- Aim of the task:
Skip all pictures, then print the remaining material exactly.

- Given information:
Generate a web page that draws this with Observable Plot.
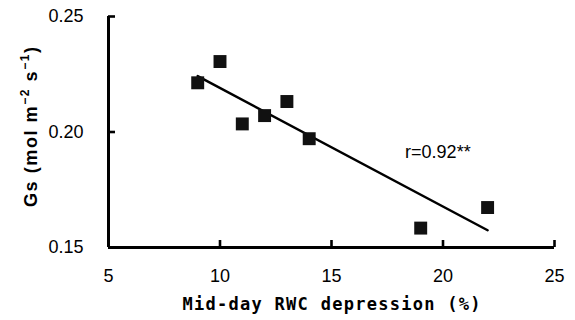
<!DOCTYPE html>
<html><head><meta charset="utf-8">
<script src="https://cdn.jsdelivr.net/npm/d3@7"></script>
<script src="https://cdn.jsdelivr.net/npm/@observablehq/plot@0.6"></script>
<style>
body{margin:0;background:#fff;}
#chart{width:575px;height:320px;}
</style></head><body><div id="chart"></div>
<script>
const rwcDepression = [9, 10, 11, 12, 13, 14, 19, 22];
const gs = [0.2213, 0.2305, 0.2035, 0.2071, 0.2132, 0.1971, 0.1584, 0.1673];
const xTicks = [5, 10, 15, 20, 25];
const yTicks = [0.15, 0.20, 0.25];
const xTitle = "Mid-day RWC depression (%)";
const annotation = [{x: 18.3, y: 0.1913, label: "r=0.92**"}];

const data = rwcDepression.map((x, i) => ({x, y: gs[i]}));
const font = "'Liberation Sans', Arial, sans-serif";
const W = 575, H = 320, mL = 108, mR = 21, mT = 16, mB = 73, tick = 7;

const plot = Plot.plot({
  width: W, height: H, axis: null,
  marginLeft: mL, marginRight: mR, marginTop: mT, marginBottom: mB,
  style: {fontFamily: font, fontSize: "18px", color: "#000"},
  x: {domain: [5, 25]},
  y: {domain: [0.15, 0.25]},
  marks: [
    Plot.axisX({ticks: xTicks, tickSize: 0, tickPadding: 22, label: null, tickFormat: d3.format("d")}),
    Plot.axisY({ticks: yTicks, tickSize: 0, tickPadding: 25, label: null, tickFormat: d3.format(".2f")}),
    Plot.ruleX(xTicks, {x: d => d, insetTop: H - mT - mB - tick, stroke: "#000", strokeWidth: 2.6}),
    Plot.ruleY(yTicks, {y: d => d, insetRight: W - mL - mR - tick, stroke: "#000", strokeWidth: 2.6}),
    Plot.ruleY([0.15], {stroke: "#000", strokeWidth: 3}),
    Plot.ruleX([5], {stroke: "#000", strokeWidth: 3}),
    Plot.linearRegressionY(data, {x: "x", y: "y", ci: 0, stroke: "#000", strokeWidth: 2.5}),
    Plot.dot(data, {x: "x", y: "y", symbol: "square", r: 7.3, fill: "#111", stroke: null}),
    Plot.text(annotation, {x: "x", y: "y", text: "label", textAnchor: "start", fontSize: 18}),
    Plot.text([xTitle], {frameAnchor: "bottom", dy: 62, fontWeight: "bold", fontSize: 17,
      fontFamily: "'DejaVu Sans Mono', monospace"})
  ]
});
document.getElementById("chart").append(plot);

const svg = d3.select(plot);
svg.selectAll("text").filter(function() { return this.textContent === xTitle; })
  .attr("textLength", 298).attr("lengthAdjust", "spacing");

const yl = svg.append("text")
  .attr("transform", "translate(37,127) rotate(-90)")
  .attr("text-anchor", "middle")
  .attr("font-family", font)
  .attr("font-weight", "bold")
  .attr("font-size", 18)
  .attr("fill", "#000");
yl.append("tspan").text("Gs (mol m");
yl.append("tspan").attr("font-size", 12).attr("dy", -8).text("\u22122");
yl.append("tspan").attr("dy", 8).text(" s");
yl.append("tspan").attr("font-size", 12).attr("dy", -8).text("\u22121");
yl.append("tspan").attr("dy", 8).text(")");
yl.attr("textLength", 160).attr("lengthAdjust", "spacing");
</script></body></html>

- Solution for this problem:
Generate a web page that draws this with Observable Plot.
<!DOCTYPE html>
<html><head><meta charset="utf-8">
<script src="https://cdn.jsdelivr.net/npm/d3@7"></script>
<script src="https://cdn.jsdelivr.net/npm/@observablehq/plot@0.6"></script>
<style>
body{margin:0;background:#fff;}
#chart{width:575px;height:320px;}
</style></head><body><div id="chart"></div>
<script>
const rwcDepression = [9, 10, 11, 12, 13, 14, 19, 22];
const gs = [0.2213, 0.2305, 0.2035, 0.2071, 0.2132, 0.1971, 0.1584, 0.1673];
const xTicks = [5, 10, 15, 20, 25];
const yTicks = [0.15, 0.20, 0.25];
const xTitle = "Mid-day RWC depression (%)";
const annotation = [{x: 18.3, y: 0.1913, label: "r=0.92**"}];

const data = rwcDepression.map((x, i) => ({x, y: gs[i]}));
const font = "'Liberation Sans', Arial, sans-serif";
const W = 575, H = 320, mL = 108, mR = 21, mT = 16, mB = 73, tick = 7;

const plot = Plot.plot({
  width: W, height: H, axis: null,
  marginLeft: mL, marginRight: mR, marginTop: mT, marginBottom: mB,
  style: {fontFamily: font, fontSize: "18px", color: "#000"},
  x: {domain: [5, 25]},
  y: {domain: [0.15, 0.25]},
  marks: [
    Plot.axisX({ticks: xTicks, tickSize: 0, tickPadding: 22, label: null, tickFormat: d3.format("d")}),
    Plot.axisY({ticks: yTicks, tickSize: 0, tickPadding: 25, label: null, tickFormat: d3.format(".2f")}),
    Plot.ruleX(xTicks, {x: d => d, insetTop: H - mT - mB - tick, stroke: "#000", strokeWidth: 2.6}),
    Plot.ruleY(yTicks, {y: d => d, insetRight: W - mL - mR - tick, stroke: "#000", strokeWidth: 2.6}),
    Plot.ruleY([0.15], {stroke: "#000", strokeWidth: 3}),
    Plot.ruleX([5], {stroke: "#000", strokeWidth: 3}),
    Plot.linearRegressionY(data, {x: "x", y: "y", ci: 0, stroke: "#000", strokeWidth: 2.5}),
    Plot.dot(data, {x: "x", y: "y", symbol: "square", r: 7.3, fill: "#111", stroke: null}),
    Plot.text(annotation, {x: "x", y: "y", text: "label", textAnchor: "start", fontSize: 18}),
    Plot.text([xTitle], {frameAnchor: "bottom", dy: 62, fontWeight: "bold", fontSize: 17,
      fontFamily: "'DejaVu Sans Mono', monospace"})
  ]
});
document.getElementById("chart").append(plot);

const svg = d3.select(plot);
svg.selectAll("text").filter(function() { return this.textContent === xTitle; })
  .attr("textLength", 298).attr("lengthAdjust", "spacing");

const yl = svg.append("text")
  .attr("transform", "translate(37,127) rotate(-90)")
  .attr("text-anchor", "middle")
  .attr("font-family", font)
  .attr("font-weight", "bold")
  .attr("font-size", 18)
  .attr("fill", "#000");
yl.append("tspan").text("Gs (mol m");
yl.append("tspan").attr("font-size", 12).attr("dy", -8).text("\u22122");
yl.append("tspan").attr("dy", 8).text(" s");
yl.append("tspan").attr("font-size", 12).attr("dy", -8).text("\u22121");
yl.append("tspan").attr("dy", 8).text(")");
yl.attr("textLength", 160).attr("lengthAdjust", "spacing");
</script></body></html>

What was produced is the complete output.